* _EXERCISE REQUIREMENTS_
Without the pictures, output the lines of the material from the very first through the one that holds "slot = list(range(69))".

^^^^^^^^

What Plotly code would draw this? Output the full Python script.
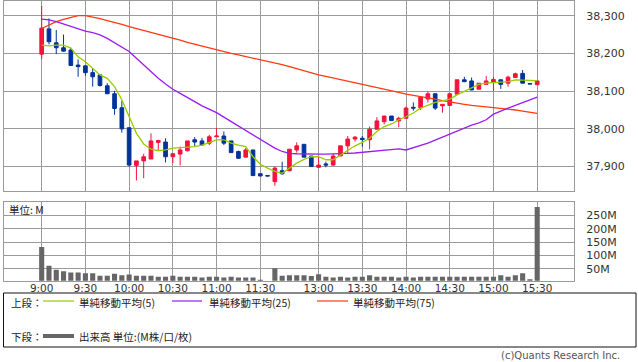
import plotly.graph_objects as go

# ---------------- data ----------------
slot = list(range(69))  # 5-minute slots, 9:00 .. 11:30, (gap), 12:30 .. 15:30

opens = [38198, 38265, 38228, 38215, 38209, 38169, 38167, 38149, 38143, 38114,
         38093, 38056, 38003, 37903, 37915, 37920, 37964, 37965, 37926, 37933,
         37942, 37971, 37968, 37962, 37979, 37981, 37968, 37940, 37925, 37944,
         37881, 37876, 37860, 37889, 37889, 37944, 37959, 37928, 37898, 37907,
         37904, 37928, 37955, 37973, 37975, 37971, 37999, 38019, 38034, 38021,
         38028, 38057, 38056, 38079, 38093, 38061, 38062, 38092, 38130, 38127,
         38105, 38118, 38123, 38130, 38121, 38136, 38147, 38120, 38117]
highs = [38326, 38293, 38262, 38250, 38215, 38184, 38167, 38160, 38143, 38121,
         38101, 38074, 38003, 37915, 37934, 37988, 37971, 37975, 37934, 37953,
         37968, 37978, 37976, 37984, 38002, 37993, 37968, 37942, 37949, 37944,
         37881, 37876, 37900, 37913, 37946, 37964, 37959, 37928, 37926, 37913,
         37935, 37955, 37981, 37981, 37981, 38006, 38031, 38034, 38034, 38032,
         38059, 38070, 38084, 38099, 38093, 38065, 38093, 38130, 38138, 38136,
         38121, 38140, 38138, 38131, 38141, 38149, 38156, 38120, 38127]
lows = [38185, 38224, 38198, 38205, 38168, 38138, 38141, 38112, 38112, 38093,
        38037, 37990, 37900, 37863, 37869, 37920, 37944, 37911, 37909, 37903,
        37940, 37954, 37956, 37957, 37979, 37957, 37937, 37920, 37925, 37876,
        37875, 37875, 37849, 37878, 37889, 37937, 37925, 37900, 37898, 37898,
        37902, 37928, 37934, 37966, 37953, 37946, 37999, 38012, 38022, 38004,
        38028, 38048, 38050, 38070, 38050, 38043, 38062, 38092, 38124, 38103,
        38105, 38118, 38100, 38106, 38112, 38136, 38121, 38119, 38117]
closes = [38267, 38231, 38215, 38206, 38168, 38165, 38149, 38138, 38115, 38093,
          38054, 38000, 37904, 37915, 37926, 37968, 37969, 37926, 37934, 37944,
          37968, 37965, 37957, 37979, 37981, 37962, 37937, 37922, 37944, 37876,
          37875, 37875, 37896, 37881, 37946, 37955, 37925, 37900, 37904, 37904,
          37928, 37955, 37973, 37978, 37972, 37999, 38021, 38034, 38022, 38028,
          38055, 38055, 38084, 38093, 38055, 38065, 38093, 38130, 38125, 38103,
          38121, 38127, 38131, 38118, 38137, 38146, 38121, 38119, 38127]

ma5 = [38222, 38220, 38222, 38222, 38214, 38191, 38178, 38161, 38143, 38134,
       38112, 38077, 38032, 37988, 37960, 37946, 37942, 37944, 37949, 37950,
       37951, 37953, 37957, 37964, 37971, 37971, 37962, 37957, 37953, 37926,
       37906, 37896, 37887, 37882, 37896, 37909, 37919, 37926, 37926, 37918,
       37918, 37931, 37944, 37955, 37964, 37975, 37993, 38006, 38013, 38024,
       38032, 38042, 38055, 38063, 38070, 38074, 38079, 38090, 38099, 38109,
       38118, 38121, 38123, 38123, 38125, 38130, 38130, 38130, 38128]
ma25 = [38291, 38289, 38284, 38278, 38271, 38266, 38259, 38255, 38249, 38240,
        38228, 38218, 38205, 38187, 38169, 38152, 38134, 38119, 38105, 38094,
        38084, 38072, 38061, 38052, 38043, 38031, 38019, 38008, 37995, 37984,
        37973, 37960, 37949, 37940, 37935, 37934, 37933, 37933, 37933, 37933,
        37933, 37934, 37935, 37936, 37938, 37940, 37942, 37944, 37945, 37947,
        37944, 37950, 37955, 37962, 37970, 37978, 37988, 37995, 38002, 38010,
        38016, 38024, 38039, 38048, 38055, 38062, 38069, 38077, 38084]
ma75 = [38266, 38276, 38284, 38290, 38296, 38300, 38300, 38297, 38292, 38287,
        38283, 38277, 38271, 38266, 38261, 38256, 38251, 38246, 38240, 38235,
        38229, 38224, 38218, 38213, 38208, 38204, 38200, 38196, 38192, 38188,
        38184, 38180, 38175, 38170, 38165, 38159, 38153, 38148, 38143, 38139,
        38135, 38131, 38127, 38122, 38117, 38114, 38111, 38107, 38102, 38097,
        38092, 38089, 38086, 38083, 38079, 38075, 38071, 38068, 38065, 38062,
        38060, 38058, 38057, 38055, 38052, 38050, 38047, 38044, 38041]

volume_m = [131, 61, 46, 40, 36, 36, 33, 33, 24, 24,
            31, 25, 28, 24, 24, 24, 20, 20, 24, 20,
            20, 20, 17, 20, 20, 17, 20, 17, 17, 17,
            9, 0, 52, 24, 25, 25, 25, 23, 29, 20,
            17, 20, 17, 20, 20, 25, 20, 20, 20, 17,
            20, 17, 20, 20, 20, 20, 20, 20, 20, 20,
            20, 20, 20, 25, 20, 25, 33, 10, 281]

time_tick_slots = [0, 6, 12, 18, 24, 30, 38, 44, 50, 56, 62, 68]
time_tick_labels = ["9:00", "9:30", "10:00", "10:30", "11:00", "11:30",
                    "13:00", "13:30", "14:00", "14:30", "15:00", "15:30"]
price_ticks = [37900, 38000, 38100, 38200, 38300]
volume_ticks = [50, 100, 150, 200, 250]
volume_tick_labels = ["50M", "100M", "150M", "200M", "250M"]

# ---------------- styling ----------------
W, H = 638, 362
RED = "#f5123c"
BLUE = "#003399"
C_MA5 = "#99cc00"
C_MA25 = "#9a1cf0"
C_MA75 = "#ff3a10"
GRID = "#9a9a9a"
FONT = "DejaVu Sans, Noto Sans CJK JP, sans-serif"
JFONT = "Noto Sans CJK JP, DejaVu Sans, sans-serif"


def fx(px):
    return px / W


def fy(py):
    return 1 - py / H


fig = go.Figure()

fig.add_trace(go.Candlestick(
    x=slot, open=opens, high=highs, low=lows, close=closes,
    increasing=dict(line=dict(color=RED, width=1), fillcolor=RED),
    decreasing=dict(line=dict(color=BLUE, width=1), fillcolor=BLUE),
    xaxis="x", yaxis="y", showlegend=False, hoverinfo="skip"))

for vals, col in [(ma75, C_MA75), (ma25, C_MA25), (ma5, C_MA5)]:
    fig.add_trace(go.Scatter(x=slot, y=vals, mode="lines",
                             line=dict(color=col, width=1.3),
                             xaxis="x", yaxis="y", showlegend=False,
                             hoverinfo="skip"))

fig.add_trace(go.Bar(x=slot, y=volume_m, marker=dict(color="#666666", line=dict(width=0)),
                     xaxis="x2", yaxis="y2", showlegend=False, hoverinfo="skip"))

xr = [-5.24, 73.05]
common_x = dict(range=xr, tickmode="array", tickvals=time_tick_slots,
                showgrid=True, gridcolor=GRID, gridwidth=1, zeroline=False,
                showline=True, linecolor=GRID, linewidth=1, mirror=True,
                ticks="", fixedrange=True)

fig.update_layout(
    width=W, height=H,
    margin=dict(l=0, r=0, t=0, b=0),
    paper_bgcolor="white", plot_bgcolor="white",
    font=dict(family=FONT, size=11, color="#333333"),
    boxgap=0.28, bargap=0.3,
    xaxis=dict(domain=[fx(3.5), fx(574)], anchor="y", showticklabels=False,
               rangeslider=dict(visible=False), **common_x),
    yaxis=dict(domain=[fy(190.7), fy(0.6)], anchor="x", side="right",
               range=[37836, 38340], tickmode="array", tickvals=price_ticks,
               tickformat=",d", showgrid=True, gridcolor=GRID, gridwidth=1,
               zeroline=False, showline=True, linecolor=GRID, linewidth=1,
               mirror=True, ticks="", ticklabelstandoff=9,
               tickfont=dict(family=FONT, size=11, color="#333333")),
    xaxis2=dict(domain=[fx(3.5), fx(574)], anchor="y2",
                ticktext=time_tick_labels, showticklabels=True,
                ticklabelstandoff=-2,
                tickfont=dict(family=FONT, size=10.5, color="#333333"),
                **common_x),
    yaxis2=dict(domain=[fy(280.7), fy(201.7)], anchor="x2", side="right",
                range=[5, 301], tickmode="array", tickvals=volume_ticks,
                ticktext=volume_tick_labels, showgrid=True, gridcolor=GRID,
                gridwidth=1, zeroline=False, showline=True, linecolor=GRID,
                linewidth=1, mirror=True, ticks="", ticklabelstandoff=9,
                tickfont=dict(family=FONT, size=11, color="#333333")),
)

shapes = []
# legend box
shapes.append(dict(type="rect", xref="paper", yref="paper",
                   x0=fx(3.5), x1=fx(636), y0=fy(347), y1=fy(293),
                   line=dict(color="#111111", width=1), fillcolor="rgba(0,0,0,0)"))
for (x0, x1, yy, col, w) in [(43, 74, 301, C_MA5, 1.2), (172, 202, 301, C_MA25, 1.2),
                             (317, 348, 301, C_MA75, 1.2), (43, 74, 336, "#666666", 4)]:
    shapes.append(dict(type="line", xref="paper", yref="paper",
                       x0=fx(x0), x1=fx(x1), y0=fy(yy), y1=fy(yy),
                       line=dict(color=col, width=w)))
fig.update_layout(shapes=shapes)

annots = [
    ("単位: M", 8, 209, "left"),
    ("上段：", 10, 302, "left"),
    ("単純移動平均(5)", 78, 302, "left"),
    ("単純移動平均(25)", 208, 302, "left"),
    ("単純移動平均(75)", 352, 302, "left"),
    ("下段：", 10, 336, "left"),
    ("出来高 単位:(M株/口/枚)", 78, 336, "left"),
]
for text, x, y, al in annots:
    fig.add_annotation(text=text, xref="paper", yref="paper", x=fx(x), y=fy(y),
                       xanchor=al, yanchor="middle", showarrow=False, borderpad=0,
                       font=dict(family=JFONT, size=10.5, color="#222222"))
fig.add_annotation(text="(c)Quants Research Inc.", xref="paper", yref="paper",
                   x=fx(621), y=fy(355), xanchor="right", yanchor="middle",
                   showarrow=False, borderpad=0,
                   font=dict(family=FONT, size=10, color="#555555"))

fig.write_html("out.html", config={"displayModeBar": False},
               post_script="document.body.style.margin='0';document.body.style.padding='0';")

^^^^^^^^

* _OUTPUT FOR THIS TASK_
What Plotly code would draw this? Output the full Python script.
import plotly.graph_objects as go

# ---------------- data ----------------
slot = list(range(69))  # 5-minute slots, 9:00 .. 11:30, (gap), 12:30 .. 15:30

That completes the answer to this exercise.